There’s a desire to combine data from different sources in an arbitrary way, and to have the user interface display the appropriate tools for whatever context you’re in. The dominant model here, probably because of the influence of the early PARC demos, is to have toolbars or UI widgets change depending on what kind of content you’re manipulating. Microsoft was really into this in the early 90s with OLE2, where your Word toolbars would morph into Excel toolbars if you double-clicked on an embedded spreadsheet. It was ungainly and ugly and slow, especially if you had less than an exorbitant 8MB of RAM, but the idea was pretty cool.

And it still is. People are so focused on data formats and feeds that they’re ignoring consensus around UI interoperability. The Atom API and Metaweblog API give me a good-enough interface if I want to treat a discrete chunk of information (like a blog post) as an undifferentiated blob. But all the erstwhile spec work around microformats and structured blogging (I forget which one is for XML and which one’s for XHTML) doesn’t seem to have addressed user experience or editing behaviors.

All of this is a long winded way of saying, we don’t have much beyond copy and paste right now. If I want to put a NumSum or JotSpot spreadsheet into a Writeboard document, I basically can’t do it. Maybe I can do it if all the apps are made by the same vendor and are made available as part of a suite, but we had that with Halfbrain seven years ago.

Now, nobody really adopted the interop specs for embedding rich objects between apps when there was the chance to do this on the desktop fifteen years ago. And this was part of the reason Microsoft Office was able to so completely dominate on the Windows platform by the mid-90s. Nobody else would interoperate in a way that let you easily swap in, say, Quattro Pro for Excel, and nobody else had a consistent way of scripting actions between apps. Of course, the point is moot, because Microsoft used bundling, some brutal and possibly unfair pricing, and an almost pathological underdocumentation of the specs to solidify their lead anyway. And that gave them the time to standardize around VBA as a cross-app scripting language, which took years longer than they had planned.

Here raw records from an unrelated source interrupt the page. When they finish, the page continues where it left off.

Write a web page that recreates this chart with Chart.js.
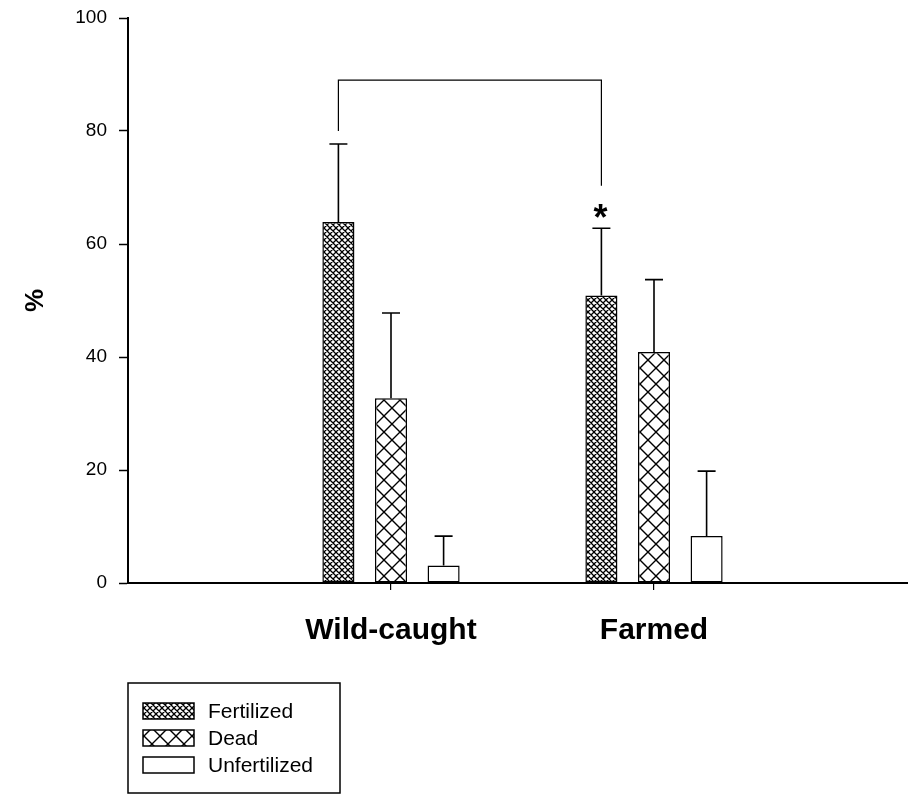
<!DOCTYPE html>
<html>
<head>
<meta charset="utf-8">
<script src="https://cdn.jsdelivr.net/npm/chart.js@4.4.1/dist/chart.umd.min.js"></script>
<style>
  html, body { margin: 0; padding: 0; background: #fff; overflow: hidden; }
  canvas { display: block; }
</style>
</head>
<body>
<canvas id="chart" width="918" height="794"></canvas>
<script>
const groups = ['Wild-caught', 'Farmed'];
const seriesNames = ['Fertilized', 'Dead', 'Unfertilized'];
const fertilized = [63.9, 50.9];
const dead = [32.7, 40.9];
const unfertilized = [3.1, 8.3];
const fertilizedErr = [13.8, 11.9];
const deadErr = [15.1, 12.8];
const unfertilizedErr = [5.2, 11.5];
const yTicks = [0, 20, 40, 60, 80, 100];
// significance bracket between the two fertilized bars
const bracketLevels = [80, 89, 70.3];

const FONT = 'Liberation Sans, Arial, sans-serif';
const canvas = document.getElementById('chart');
const ctx = canvas.getContext('2d');

function hatch(size, lw) {
  const c = document.createElement('canvas');
  c.width = c.height = size;
  const g = c.getContext('2d');
  g.fillStyle = '#fff';
  g.fillRect(0, 0, size, size);
  g.strokeStyle = '#000';
  g.lineWidth = lw;
  g.beginPath();
  for (const dx of [-size, 0, size]) {
    g.moveTo(dx - 1, -1); g.lineTo(dx + size + 1, size + 1);
    g.moveTo(dx + size + 1, -1); g.lineTo(dx - 1, size + 1);
  }
  g.stroke();
  return ctx.createPattern(c, 'repeat');
}

const fills = [hatch(6, 1.3), hatch(16, 1.4), '#fff'];
const errors = [fertilizedErr, deadErr, unfertilizedErr];
const pad = arr => [null, ...arr, null];

const errorBars = {
  id: 'errorBars',
  afterDatasetsDraw(chart) {
    const c = chart.ctx, y = chart.scales.y;
    c.save();
    c.strokeStyle = '#000';
    c.lineWidth = 1.6;
    chart.data.datasets.forEach((ds, i) => {
      chart.getDatasetMeta(i).data.forEach((bar, j) => {
        const v = ds.data[j];
        if (v == null) return;
        const top = y.getPixelForValue(v + errors[i][j - 1]);
        c.beginPath();
        c.moveTo(bar.x, bar.y);
        c.lineTo(bar.x, top);
        c.moveTo(bar.x - 9, top);
        c.lineTo(bar.x + 9, top);
        c.stroke();
      });
    });
    // bracket + asterisk
    const meta = chart.getDatasetMeta(0).data;
    const x1 = meta[1].x, x2 = meta[2].x;
    c.lineWidth = 1.2;
    c.beginPath();
    c.moveTo(x1, y.getPixelForValue(bracketLevels[0]));
    c.lineTo(x1, y.getPixelForValue(bracketLevels[1]));
    c.lineTo(x2, y.getPixelForValue(bracketLevels[1]));
    c.lineTo(x2, y.getPixelForValue(bracketLevels[2]));
    c.stroke();
    c.fillStyle = '#000';
    c.font = 'bold 36px ' + FONT;
    c.textAlign = 'center';
    c.textBaseline = 'alphabetic';
    c.fillText('*', x2 - 1, y.getPixelForValue(fertilized[1] + fertilizedErr[1]) + 2);
    c.restore();
  }
};

const boxLegend = {
  id: 'boxLegend',
  afterDraw(chart) {
    const c = chart.ctx;
    c.save();
    c.strokeStyle = '#000';
    c.lineWidth = 1.5;
    c.strokeRect(128, 683, 212, 110);
    c.font = '21px ' + FONT;
    c.textBaseline = 'middle';
    c.textAlign = 'left';
    chart.data.datasets.forEach((ds, i) => {
      const top = 703 + i * 27;
      c.fillStyle = ds.backgroundColor;
      c.fillRect(143, top, 51, 16);
      c.lineWidth = 1.5;
      c.strokeRect(143, top, 51, 16);
      c.fillStyle = '#000';
      c.fillText(ds.label, 208, top + 9);
    });
    c.restore();
  }
};

new Chart(canvas, {
  type: 'bar',
  data: {
    labels: ['', ...groups, ''],
    datasets: [
      { label: seriesNames[0], data: pad(fertilized), backgroundColor: fills[0] },
      { label: seriesNames[1], data: pad(dead), backgroundColor: fills[1] },
      { label: seriesNames[2], data: pad(unfertilized), backgroundColor: fills[2] }
    ].map(d => Object.assign(d, {
      borderColor: '#000', borderWidth: 1.5, borderSkipped: false,
      categoryPercentage: 0.6, barPercentage: 0.61
    }))
  },
  options: {
    responsive: false,
    animation: false,
    layout: { padding: { top: 18, right: 1, left: 0, bottom: 0 } },
    plugins: { legend: { display: false }, tooltip: { enabled: false } },
    scales: {
      x: {
        offset: false,
        afterFit: s => { s.height = 211; s.paddingLeft = 0; s.paddingRight = 0; },
        grid: {
          offset: false, drawOnChartArea: false, drawTicks: true, tickLength: 7, lineWidth: 1.2,
          color: c => (c.index === 0 ? 'rgba(0,0,0,0)' : '#000')
        },
        border: { display: true, color: '#000', width: 2 },
        ticks: { color: '#000', padding: 23, maxRotation: 0, font: { family: FONT, size: 30, weight: 'bold' } }
      },
      y: {
        min: 0, max: 100,
        afterFit: s => { s.width = 128; s.paddingTop = 0; s.paddingBottom = 0; },
        afterBuildTicks: s => { s.ticks = yTicks.map(v => ({ value: v })); },
        grid: { drawOnChartArea: false, drawTicks: true, tickLength: 9, tickColor: '#000', tickWidth: 1.5 },
        border: { display: true, color: '#000', width: 2 },
        ticks: { color: '#000', padding: 12, font: { family: FONT, size: 19 } },
        title: { display: true, text: '%', color: '#000', padding: { top: 20 }, font: { family: FONT, size: 26, weight: 'bold' } }
      }
    }
  },
  plugins: [errorBars, boxLegend]
});
</script>
</body>
</html>
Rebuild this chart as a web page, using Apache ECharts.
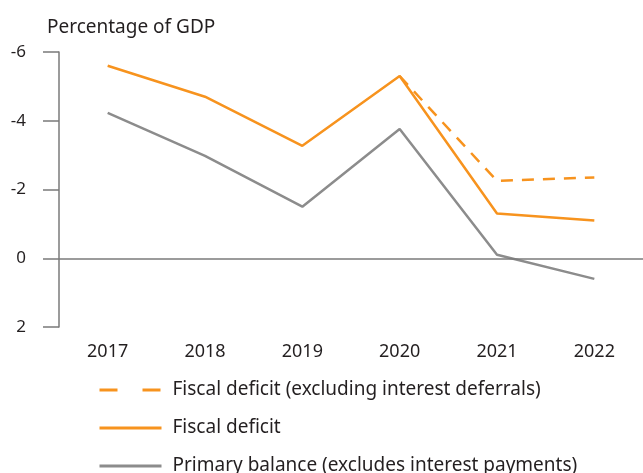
<!DOCTYPE html>
<html><head><meta charset="utf-8">
<script src="https://cdn.jsdelivr.net/npm/echarts@6/dist/echarts.min.js"></script>
<style>html,body{margin:0;padding:0;background:#fff}#c{width:643px;height:473px}</style>
</head><body><div id="c"></div>
<script>
const years = ['2017','2018','2019','2020','2021','2022'];
const yTicks = [-6, -4, -2, 0, 2];
const fiscalDeficitExclDeferrals = [null, null, null, -5.3, -2.25, -2.35];
const fiscalDeficit = [-5.6, -4.7, -3.27, -5.3, -1.3, -1.1];
const primaryBalance = [-4.23, -2.98, -1.5, -3.76, -0.1, 0.6];
const names = ['Fiscal deficit (excluding interest deferrals)', 'Fiscal deficit', 'Primary balance (excludes interest payments)'];

const orange = '#f7931e', grey = '#8c8c8c', axisGrey = '#7a7a7a', txt = '#231f20';
const font = 'Noto Sans';
const chart = echarts.init(document.getElementById('c'), null, {renderer: 'canvas'});
chart.setOption({
  animation: false,
  textStyle: {fontFamily: font},
  title: {text: 'Percentage of GDP', left: 42, top: 13,
    textStyle: {fontFamily: font, fontSize: 19, fontWeight: 'normal', color: txt}},
  grid: {left: 59, right: -1, top: 52, bottom: 146},
  legend: {
    orient: 'vertical', left: 93, top: 375, height: 160, width: 550,
    itemWidth: 62, itemHeight: 20, itemGap: 18,
    itemStyle: {opacity: 0},
    textStyle: {fontFamily: font, fontSize: 19, color: txt, lineHeight: 20, padding: [0, 0, 0, 6]},
    data: [
      {name: names[0], lineStyle: {type: [18, 25], width: 3, color: orange}},
      {name: names[1], lineStyle: {width: 3, color: orange}},
      {name: names[2], lineStyle: {width: 3, color: grey}}
    ]
  },
  xAxis: {
    type: 'category', data: years, boundaryGap: true,
    axisLine: {show: false}, axisTick: {show: false},
    axisLabel: {color: txt, fontSize: 18, fontFamily: font, margin: 16}
  },
  yAxis: {
    type: 'value', inverse: true, min: -6, max: 2, interval: 2,
    axisLine: {show: true, lineStyle: {color: axisGrey, width: 1.5}},
    axisTick: {show: true, length: 16, lineStyle: {color: axisGrey, width: 1.5}},
    axisLabel: {color: txt, fontSize: 17, fontFamily: font, margin: 33,
      formatter: v => yTicks.includes(v) ? String(v) : ''},
    splitLine: {show: false}
  },
  series: [
    {name: names[1], type: 'line', data: fiscalDeficit, symbol: 'none',
      lineStyle: {color: orange, width: 2.5}, itemStyle: {color: orange}, z: 3,
      markLine: {silent: true, symbol: 'none', label: {show: false},
        lineStyle: {color: axisGrey, width: 1.5, type: 'solid'}, data: [{yAxis: 0}]}},
    {name: names[2], type: 'line', data: primaryBalance, symbol: 'none',
      lineStyle: {color: grey, width: 2.5}, itemStyle: {color: grey}, z: 2},
    {name: names[0], type: 'line', data: fiscalDeficitExclDeferrals, symbol: 'none',
      lineStyle: {color: orange, width: 2.5, type: [12, 9]}, itemStyle: {color: orange}, z: 4}
  ]
});
</script></body></html>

I can’t even imagine trying to debug cross-app scripting on Ajax apps. If it’s possible, it sure can’t be pretty.

But the battle for office app supremacy on the desktop may have actually been a fight instead of a rout if all the also-rans had added up to something more than the sum of their parts. What was needed was not just mixing and matching at the monolithic suite level, but more granular control over which components would edit particular types of information. It took Microsoft until Windows 2000 for apps to stop just grabbing each other’s file formats indiscriminately, and most regular computer users still probably aren’t sure what the hell application is going to start up if they click on an MP3. And if you want to automate the simple act of copying and pasting from Lotus 1-2-3 to WordPerfect today, more than 20 years after those applications launched? It’s basically just as difficult as it was when Windows 3.1 came out.

So, I’d love to see, as a user, a way for real rich data exchange to happen between the new wave of online applications. I’d like to see some efforts by (at least!) this group of vendors to make it possible to make compound documents between their applications, and then to choose from one or more tools for editing the discrete objects that make up those documents. And I’d like to be able to automate actions between these multiple tools without resorting to Greasemonkey hackery or convoluted browser tricks.

What can I offer in exchange for these features? Well, I’d pay to use the apps that are useful, of course, and I’d help promote the apps by sharing those documents with people. But I can also offer some tiny bit of defense over being completely obviated by the inferior, less open web office applications of the future that have better distribution due to the bundling that will inevitably come to this space. And scriptability means you can get features for free that you haven’t even thought of, which is a nice way to combat the bundled single-vendor suites that sacrifice flexibility for consistency and integration.

My theory is that the current wave of web office application developers, like the last one during the dot com bubble, has ignored the lessons of the desktop office suite battles. I’m hoping to be proven wrong.

Other links: Some pieces on this and related topics from the past couple years include my own stories and tools, an overview of web-app tech so naive it makes me wistful for my more innocent days. It’s remarkable how similar it is to Dave Winer’s What is a Web Application?, which predates it by two years. I found Dave’s piece as a link from his review of the state of the art in web office apps six years ago. It reads an awful lot like Richard’s review, only now we have feeds on everything and there actually seem to be some users.